In industries other than insurance, arbitration provisions have become a key technique used to defend against class actions. The U.S. Supreme Court has made it quite clear over the last few years that it will enforce the use of an arbitration provision that requires arbitration of individual claims and essentially bars the filing of class actions. (See my June 25 blog post for more thoughts on this.) While insurers, based on current policy provisions, do not have the arbitration option in defending many class actions, there are some cases that do offer a similar option, based on the appraisal provisions in property and auto insurance policies. These provisions typically allow either the insurer or the insured to insist that a dispute over the value of damage to a building or automobile be resolved by an informal, alternative dispute resolution mechanism called appraisal. Somewhat similar to arbitration, a three-member panel of appraisers will decide the value of the damaged property, but they do not have the authority to make legal determinations, such as interpreting an insurance policy coverage provision. In the right kind of class action (one premised on valuation), appraisal can sometimes be invoked by the insurer on the claim(s) of the named plaintiff(s). Once the dispute is resolved by appraisal, that should end the case because the named plaintiff’s own claim becomes moot, and the named plaintiff no longer has standing to proceed with the case.

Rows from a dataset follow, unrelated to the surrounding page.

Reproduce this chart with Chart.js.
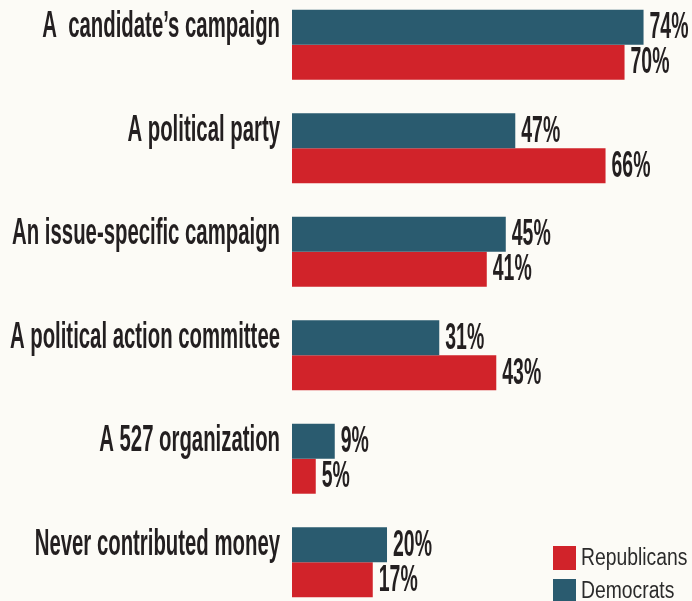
<!DOCTYPE html>
<html>
<head>
<meta charset="utf-8">
<script src="https://cdn.jsdelivr.net/npm/chart.js@4/dist/chart.umd.min.js"></script>
<style>
  html, body { margin: 0; padding: 0; background: #fcfbf6; overflow: hidden; }
  #wrap { position: absolute; left: 0; top: -7px; width: 692px; height: 621px; }
</style>
</head>
<body>
<div id="wrap"><canvas id="chart"></canvas></div>
<script>
var categories = [
  "A  candidate’s campaign",
  "A political party",
  "An issue-specific campaign",
  "A political action committee",
  "A 527 organization",
  "Never contributed money"
];
var democrats = [74, 47, 45, 31, 9, 20];
var republicans = [70, 66, 41, 43, 5, 17];

var DEM = "#2a5b6f";
var REP = "#d1232a";
var INK = "#231f20";

// squeezed lettering: the sans is compressed sideways to get a tall narrow face
function squeezed(ctx, text, x, y, align, font, sx, color) {
  ctx.save();
  ctx.font = font;
  ctx.fillStyle = color;
  ctx.textAlign = align;
  ctx.textBaseline = "middle";
  ctx.translate(x, y);
  ctx.scale(sx, 1);
  ctx.fillText(text, 0, 0);
  ctx.restore();
}

var HEAVY = "bold 36px 'Liberation Sans', Arial, sans-serif";
var PLAIN = "23px 'Liberation Sans', Arial, sans-serif";

var labelsPlugin = {
  id: "labels",
  afterDatasetsDraw: function(chart) {
    var ctx = chart.ctx;

    // category names, lined up on the top bar of each pair
    var top = chart.getDatasetMeta(0).data;
    categories.forEach(function(name, i) {
      squeezed(ctx, name, 280, top[i].y, "right", HEAVY, 0.565, INK);
    });

    // values at the end of each bar
    chart.data.datasets.forEach(function(ds, d) {
      chart.getDatasetMeta(d).data.forEach(function(bar, i) {
        squeezed(ctx, ds.data[i] + "%", bar.x + 6, bar.y + 1, "left", HEAVY, 0.54, INK);
      });
    });

    // legend, bottom right: Republicans first
    var items = [chart.data.datasets[1], chart.data.datasets[0]];
    items.forEach(function(ds, k) {
      var by = 553 + k * 33;
      ctx.fillStyle = ds.backgroundColor;
      ctx.fillRect(553, by, 23, 24);
      squeezed(ctx, ds.label, 581, by + 13, "left", PLAIN, 0.84, "#2b2b2b");
    });
  }
};

var canvas = document.getElementById('chart').getContext('2d');
window.bars = new Chart(canvas, {
  type: "bar",
  data: {
    labels: categories,
    datasets: [
      { label: "Democrats", data: democrats, backgroundColor: DEM },
      { label: "Republicans", data: republicans, backgroundColor: REP }
    ]
  },
  options: {
    indexAxis: "y",
    responsive: true,
    maintainAspectRatio: false,
    animation: false,
    layout: { padding: 0 },
    datasets: {
      bar: { barPercentage: 1, categoryPercentage: 0.676, borderWidth: 0 }
    },
    scales: {
      x: { display: false, min: 0, max: 84.2 },
      y: {
        grid: { display: false },
        border: { display: false },
        ticks: { display: false },
        afterFit: function(scale) { scale.width = 292; }
      }
    },
    plugins: {
      legend: { display: false },
      tooltip: { enabled: false }
    }
  },
  plugins: [labelsPlugin]
});
</script>
</body>
</html>
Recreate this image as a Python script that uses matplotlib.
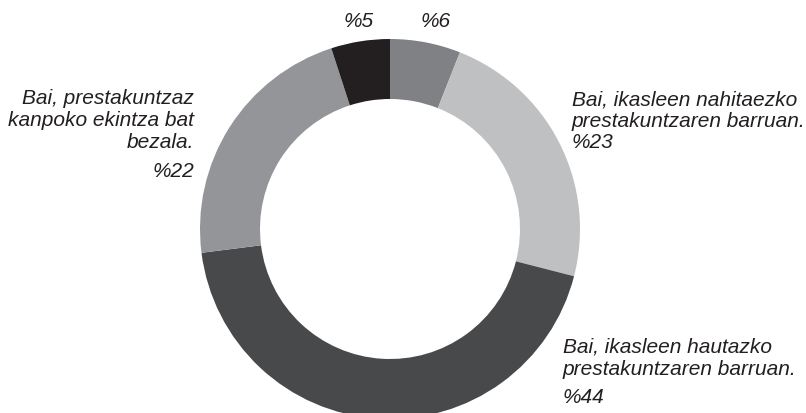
import matplotlib.pyplot as plt

# balioak, goitik hasi eta erlojuaren norantzan
ehunekoak = [6, 23, 44, 22, 5]
koloreak = ['#808184', '#bfc0c2', '#48494b', '#939598', '#231f20']
etiketak = [
    '',
    'Bai, ikasleen nahitaezko\nprestakuntzaren barruan.',
    'Bai, ikasleen hautazko\nprestakuntzaren barruan.',
    'Bai, prestakuntzaz\nkanpoko ekintza bat\nbezala.',
    '',
]

W, H = 806, 414
fig = plt.figure(figsize=(W / 100, H / 100), dpi=100)
ax = fig.add_axes([0, 0, 1, 1])

ax.pie(ehunekoak, colors=koloreak, startangle=90, counterclock=False,
       center=(390, H - 230), radius=190,
       wedgeprops=dict(width=60, linewidth=0))
ax.set_xlim(0, W)
ax.set_ylim(0, H)
ax.set_aspect('equal')
ax.axis('off')

letra = dict(family=['Liberation Sans', 'DejaVu Sans'], style='italic',
             size=15, color='#231f20', linespacing=1.2)

# goiko ehunekoak
ax.text(359, H - 27, f'%{ehunekoak[4]}', ha='center', va='baseline', **letra)
ax.text(436, H - 27, f'%{ehunekoak[0]}', ha='center', va='baseline', **letra)

# eskuineko goikoa
ax.text(572, H - 90, etiketak[1], ha='left', va='top', **letra)
ax.text(572, H - 148, f'%{ehunekoak[1]}', ha='left', va='baseline', **letra)

# eskuineko behekoa
ax.text(563, H - 338, etiketak[2], ha='left', va='top', **letra)
ax.text(563, H - 403, f'%{ehunekoak[2]}', ha='left', va='baseline', **letra)

# ezkerrekoa
ax.text(194, H - 89, etiketak[3], ha='right', va='top', multialignment='right', **letra)
ax.text(194, H - 177, f'%{ehunekoak[3]}', ha='right', va='baseline', **letra)

fig.savefig('out.png', dpi=100)
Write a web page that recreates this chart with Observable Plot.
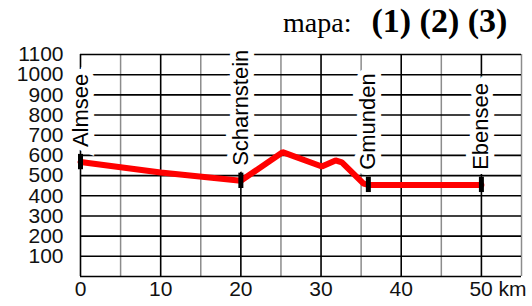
<!DOCTYPE html>
<html>
<head>
<meta charset="utf-8">
<script src="https://cdn.jsdelivr.net/npm/d3@7"></script>
<script src="https://cdn.jsdelivr.net/npm/@observablehq/plot@0.6"></script>
<style>
  html, body { margin: 0; padding: 0; background: #fff; }
  #wrap { position: relative; width: 532px; height: 306px; overflow: hidden; }
  #title { position: absolute; left: 283px; top: 1px; height: 44px; line-height: 40px;
           font-family: "Liberation Serif", "Times New Roman", serif; font-size: 28px; color: #000; white-space: nowrap; }
  #title b { font-weight: bold; font-size: 34px; line-height: 40px; }
  #chart { position: absolute; left: 0; top: 44px; }
</style>
</head>
<body>
<div id="wrap">
  <div id="title">mapa:<span style="display:inline-block;width:20px"></span><b>(1) (2) (3)</b></div>
  <div id="chart"></div>
</div>
<script>
// profile (distance in km, elevation in m)
const km = [0, 10, 20, 25.2, 30.1, 31.8, 32.6, 35.3, 35.9, 50];
const elevation = [567, 515, 474, 616, 545, 575, 565, 460, 454, 454];

// places along the route
const places = ["Almsee", "Scharnstein", "Gmunden", "Ebensee"];
const placeKm = [0, 20, 35.9, 50];
const placeElevation = [567, 474, 454, 454];

// axes
const yTicks = [100, 200, 300, 400, 500, 600, 700, 800, 900, 1000, 1100];
const yTickLabels = ["100", "200", "300", "400", "500", "600", "700", "800", "900", "1000", "1100"];
const xTicks = [0, 10, 20, 30, 40, 50];
const xTickLabels = ["0", "10", "20", "30", "40", "50 km"];
const hGrid = [0, 100, 200, 300, 400, 500, 600, 700, 800, 900, 1000, 1100];
const vGridMajor = [0, 10, 20, 30, 40, 50];
const vGridMinor = [5, 15, 25, 35, 45, 55];

const profile = km.map((k, i) => ({km: k, elev: elevation[i]}));
const stops = places.map((p, i) => ({name: p, km: placeKm[i], elev: placeElevation[i]}));
const xt = xTicks.map((k, i) => ({km: k, label: xTickLabels[i]}));
const yt = yTicks.map((v, i) => ({v, label: yTickLabels[i]}));

const chart = Plot.plot({
  width: 532,
  height: 262,
  marginTop: 10,
  marginBottom: 30,
  marginLeft: 80,
  marginRight: 11,
  x: {domain: [0, 55], axis: null},
  y: {domain: [0, 1100], axis: null},
  style: {
    fontFamily: "'Liberation Sans', Arial, sans-serif",
    fontSize: "21px",
    background: "white",
    overflow: "visible",
    color: "black"
  },
  marks: [
    Plot.ruleX(vGridMinor, {stroke: "#8c8c8c", strokeWidth: 1.5}),
    Plot.ruleX(vGridMajor, {stroke: "#000", strokeWidth: 1.6}),
    Plot.ruleY(hGrid, {stroke: "#000", strokeWidth: 1.6}),
    Plot.text(stops, {
      x: "km", y: "elev", text: "name", rotate: -90, textAnchor: "start",
      dy: -15, fontSize: 22, fill: "black",
      stroke: "white", strokeWidth: 12, strokeLinejoin: "miter", paintOrder: "stroke"
    }),
    Plot.line(profile, {x: "km", y: "elev", stroke: "#ff0000", strokeWidth: 6, strokeLinejoin: "miter"}),
    Plot.ruleX(stops, {x: "km", y1: d => d.elev - 38, y2: d => d.elev + 38, stroke: "#000", strokeWidth: 5}),
    Plot.text(xt.slice(0, -1), {x: "km", text: "label", frameAnchor: "bottom", dy: 19, fill: "#111"}),
    Plot.text(xt.slice(-1), {x: "km", text: "label", frameAnchor: "bottom", dy: 19, dx: -12, textAnchor: "start", fill: "#111"}),
    Plot.text(yt, {y: "v", text: "label", frameAnchor: "left", dx: -17, textAnchor: "end", fill: "#111"})
  ]
});
document.getElementById("chart").appendChild(chart);
</script>
</body>
</html>
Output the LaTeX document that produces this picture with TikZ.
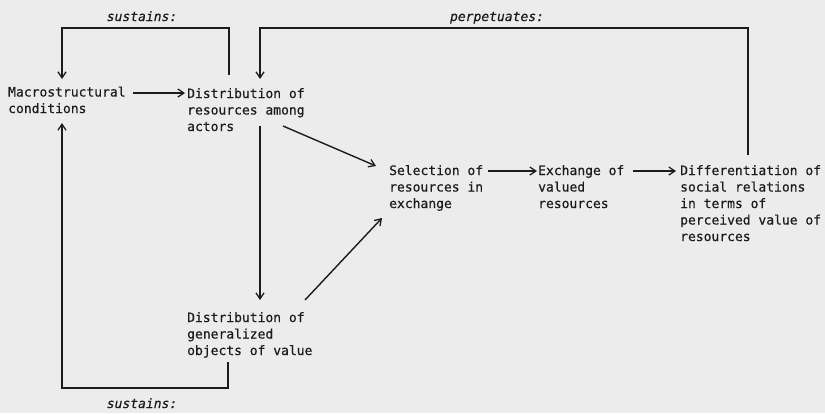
\documentclass[tikz,border=0pt]{standalone}
\usepackage{fontspec}
\setmainfont{DejaVu Sans Mono}[FakeBold=0.5]
\usetikzlibrary{arrows.meta}
\definecolor{paper}{RGB}{236,236,236}
\definecolor{ink}{RGB}{28,28,28}
\begin{document}
\begin{tikzpicture}[x=1pt,y=-1pt,
  box/.style={anchor=base west, align=left, inner sep=0pt,
    font=\fontsize{13}{16.5}\selectfont, text=ink},
  tag/.style={anchor=base, inner sep=0pt,
    font=\fontsize{13}{16}\selectfont\itshape, text=ink},
  link/.style={draw=ink, line width=1.4pt,
    -{Straight Barb[length=6pt,width=8pt,line width=1.3pt]}},
  wire/.style={draw=ink, line width=1.4pt}]
\useasboundingbox (0,0) rectangle (825,413);
\fill[paper] (0,0) rectangle (825,413);

% stages of the process (anchored at the baseline of the last line)
\node[box] (macro) at (8,113)   {Macrostructural\\conditions};
\node[box] (dist)  at (187,131) {Distribution of\\resources among\\actors};
\node[box] (gen)   at (187,355) {Distribution of\\generalized\\objects of value};
\node[box] (sel)   at (389,208) {Selection of\\resources in\\exchange};
\node[box] (exch)  at (538,208) {Exchange of\\valued\\resources};
\node[box] (diff)  at (680,241) {Differentiation of\\social relations\\in terms of\\perceived value of\\resources};

% feedback labels
\node[tag] (sustop) at (142,21)  {sustains:};
\node[tag] (perp)   at (497,21)  {perpetuates:};
\node[tag] (susbot) at (142,408) {sustains:};

% corners and ends of the connectors
\coordinate (m0) at (133,93);  \coordinate (m1) at (185,93);
\coordinate (s0) at (229,75);  \coordinate (s1) at (229,28);
\coordinate (s2) at (62,28);   \coordinate (s3) at (62,79);
\coordinate (p0) at (748,155); \coordinate (p1) at (748,28);
\coordinate (p2) at (260,28);  \coordinate (p3) at (260,79);
\coordinate (d0) at (260,126); \coordinate (d1) at (260,300);
\coordinate (a0) at (283,126); \coordinate (a1) at (376,166);
\coordinate (g0) at (305,300); \coordinate (g1) at (382,218);
\coordinate (b0) at (228,362); \coordinate (b1) at (228,388);
\coordinate (b2) at (62,388);  \coordinate (b3) at (62,123);
\coordinate (e0) at (488,171); \coordinate (e1) at (537,171);
\coordinate (f0) at (633,171); \coordinate (f1) at (676,171);

% forward flow
\draw[link] (m0) -- (m1);
\draw[link] (d0) -- (d1);
\draw[link] (a0) -- (a1);
\draw[link] (g0) -- (g1);
\draw[link] (e0) -- (e1);
\draw[link] (f0) -- (f1);

% feedback loops
\draw[link] (s0) -- (s1) -- (s2) -- (s3);
\draw[link] (p0) -- (p1) -- (p2) -- (p3);
\draw[link] (b0) -- (b1) -- (b2) -- (b3);
\end{tikzpicture}
\end{document}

A recent decision on this issued by a Nevada federal court is Herrera v. Allstate Fire & Casualty Company, Case No. 2:13-cv-00908-MMD-PAL (D. Nev. Dec. 6, 2013). The plaintiff’s vehicle sustained a total loss in an automobile accident. She alleged that Allstate miscalculated the fair market value of her vehicle, in violation of a Nevada regulation. After being sued, Allstate invoked the appraisal provision, moved to compel appraisal, and sought to stay or dismiss the case pending completion of the appraisal. The court granted the motion to compel appraisal and stayed the lawsuit. It explained that “[t]he Policy requires ‘full compliance’ with its terms before commencement of litigation. Because Defendants have initiated the appraisal process under the Policy, Plaintiff is contractually required to submit to the appraisal process before bringing suit.” Id. at *4-5.